== Recorded information ==

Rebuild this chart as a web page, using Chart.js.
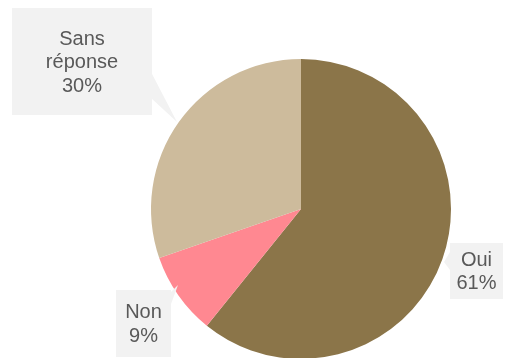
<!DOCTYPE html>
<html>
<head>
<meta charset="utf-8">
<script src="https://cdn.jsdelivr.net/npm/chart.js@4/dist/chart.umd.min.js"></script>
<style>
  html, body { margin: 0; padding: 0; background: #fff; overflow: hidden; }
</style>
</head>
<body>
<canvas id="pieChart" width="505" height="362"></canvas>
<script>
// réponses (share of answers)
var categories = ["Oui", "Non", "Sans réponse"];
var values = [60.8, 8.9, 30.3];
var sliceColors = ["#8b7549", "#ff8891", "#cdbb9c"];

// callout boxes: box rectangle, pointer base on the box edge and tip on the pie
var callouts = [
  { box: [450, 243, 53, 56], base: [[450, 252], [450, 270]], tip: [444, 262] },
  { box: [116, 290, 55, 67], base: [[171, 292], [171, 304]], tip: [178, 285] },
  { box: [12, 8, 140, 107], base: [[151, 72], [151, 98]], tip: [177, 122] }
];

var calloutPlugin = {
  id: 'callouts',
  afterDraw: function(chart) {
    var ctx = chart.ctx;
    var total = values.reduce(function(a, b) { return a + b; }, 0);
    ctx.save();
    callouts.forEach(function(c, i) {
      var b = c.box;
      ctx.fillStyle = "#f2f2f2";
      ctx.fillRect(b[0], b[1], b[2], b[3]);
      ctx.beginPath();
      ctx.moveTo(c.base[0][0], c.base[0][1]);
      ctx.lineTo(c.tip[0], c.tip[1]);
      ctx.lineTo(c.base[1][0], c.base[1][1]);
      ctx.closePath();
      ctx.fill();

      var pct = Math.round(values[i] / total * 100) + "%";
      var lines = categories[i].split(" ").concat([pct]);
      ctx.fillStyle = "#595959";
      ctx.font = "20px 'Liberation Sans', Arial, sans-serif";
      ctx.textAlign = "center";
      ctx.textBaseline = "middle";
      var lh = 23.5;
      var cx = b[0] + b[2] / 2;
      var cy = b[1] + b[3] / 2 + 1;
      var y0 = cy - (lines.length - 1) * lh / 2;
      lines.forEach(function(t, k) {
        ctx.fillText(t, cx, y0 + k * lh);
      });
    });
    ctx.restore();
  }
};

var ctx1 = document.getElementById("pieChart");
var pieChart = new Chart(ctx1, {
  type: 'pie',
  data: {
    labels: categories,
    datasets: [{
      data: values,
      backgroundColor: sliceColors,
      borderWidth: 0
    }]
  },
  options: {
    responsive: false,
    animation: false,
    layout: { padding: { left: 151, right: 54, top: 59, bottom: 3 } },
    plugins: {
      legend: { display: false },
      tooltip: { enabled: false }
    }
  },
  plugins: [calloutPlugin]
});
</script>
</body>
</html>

===

§ Your instructions: With all pictures left out, please transcribe exactly the lines from the start of the material through the line with "ctx.fill();".

§ Completed task:
Rebuild this chart as a web page, using Chart.js.
<!DOCTYPE html>
<html>
<head>
<meta charset="utf-8">
<script src="https://cdn.jsdelivr.net/npm/chart.js@4/dist/chart.umd.min.js"></script>
<style>
  html, body { margin: 0; padding: 0; background: #fff; overflow: hidden; }
</style>
</head>
<body>
<canvas id="pieChart" width="505" height="362"></canvas>
<script>
// réponses (share of answers)
var categories = ["Oui", "Non", "Sans réponse"];
var values = [60.8, 8.9, 30.3];
var sliceColors = ["#8b7549", "#ff8891", "#cdbb9c"];

// callout boxes: box rectangle, pointer base on the box edge and tip on the pie
var callouts = [
  { box: [450, 243, 53, 56], base: [[450, 252], [450, 270]], tip: [444, 262] },
  { box: [116, 290, 55, 67], base: [[171, 292], [171, 304]], tip: [178, 285] },
  { box: [12, 8, 140, 107], base: [[151, 72], [151, 98]], tip: [177, 122] }
];

var calloutPlugin = {
  id: 'callouts',
  afterDraw: function(chart) {
    var ctx = chart.ctx;
    var total = values.reduce(function(a, b) { return a + b; }, 0);
    ctx.save();
    callouts.forEach(function(c, i) {
      var b = c.box;
      ctx.fillStyle = "#f2f2f2";
      ctx.fillRect(b[0], b[1], b[2], b[3]);
      ctx.beginPath();
      ctx.moveTo(c.base[0][0], c.base[0][1]);
      ctx.lineTo(c.tip[0], c.tip[1]);
      ctx.lineTo(c.base[1][0], c.base[1][1]);
      ctx.closePath();
      ctx.fill();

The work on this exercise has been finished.